First Round Capital, he said, typically invests in 20 companies a year, with the average investment at $500,000 - the same amount it is putting into the Dorm Room Fund.

The Dorm Room Fund will make investments of $10,000 to $20,000 to about 12 to 25 companies a year over two years. The thinking is that by getting close to the young entrepreneurs, the Dorm Room Fund - and First Round - have a shot at grabbing the next Facebook.

Students have great business ideas, Barnes said, but little data to validate them. The Dorm Room grants give them a chance to market-test their concepts - the better to attract the next funding round, known as seed-funding.

If the businesses attract seed funding, the Dorm Room Fund will become a partial owner in the business - with its share based on the total in the next round of funding.

So, for example, if Firefly grows enough to attract $100,000 in seed financing, the Dorm Room Fund's $20,000 investment gives it a 20 percent stake in the company, Goldberg said.

Firefly helps a business' customers navigate business websites. Sometimes people call 1-800 numbers when websites are confusing, or they'll abandon a transaction in midstream.

With Firefly technology, a company's customers can get help. When they call customer service, they can click on a link, allowing the service rep to see what's on the customer's computer screen. The representative cannot control the customer's computer, but can highlight the places where the customer should look.

Firefly's partners are seniors Patrick Leahy, 21, from Seattle, and Justin Meltzer, 21, from New York - both Wharton students. The third partner is Daniel Shipper, 21, of Princeton, a junior and a philosophy major.

Shipper, 21, started programming when he was 10, after his father bought him a computer and a book on programming. His first idea was to build Megasoft to compete with Microsoft.
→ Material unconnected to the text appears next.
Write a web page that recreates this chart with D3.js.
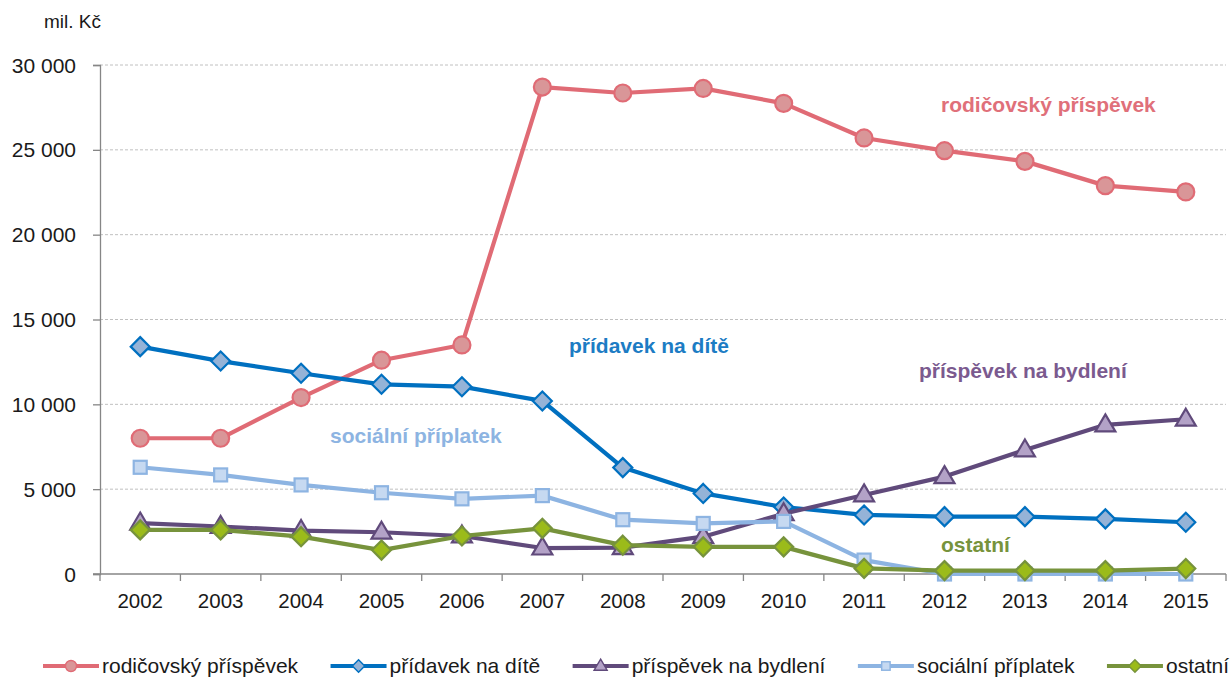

Leahy also started programming at age 10. Meltzer got a late start, waiting until ninth grade before programming in Java, an advanced computer language.

"Programming is the only way you can build a scalable business at the age of 10," Shipper said.

True, Barnes said, the tech world and programming make it easy and inexpensive to get into business - but there comes a time when money is needed to move it behind burrito marathons in West Philadelphia.

In Firefly's case, customer-acquisition testing is the next step.

"We like Firefly," Barnes said. A similar company was purchased for $70 million "that does something similar, but does not do it as well."

Shipper is happy that he and his partners got this first round of financing. "For us, it's exciting," he said. "It means that people believe in us."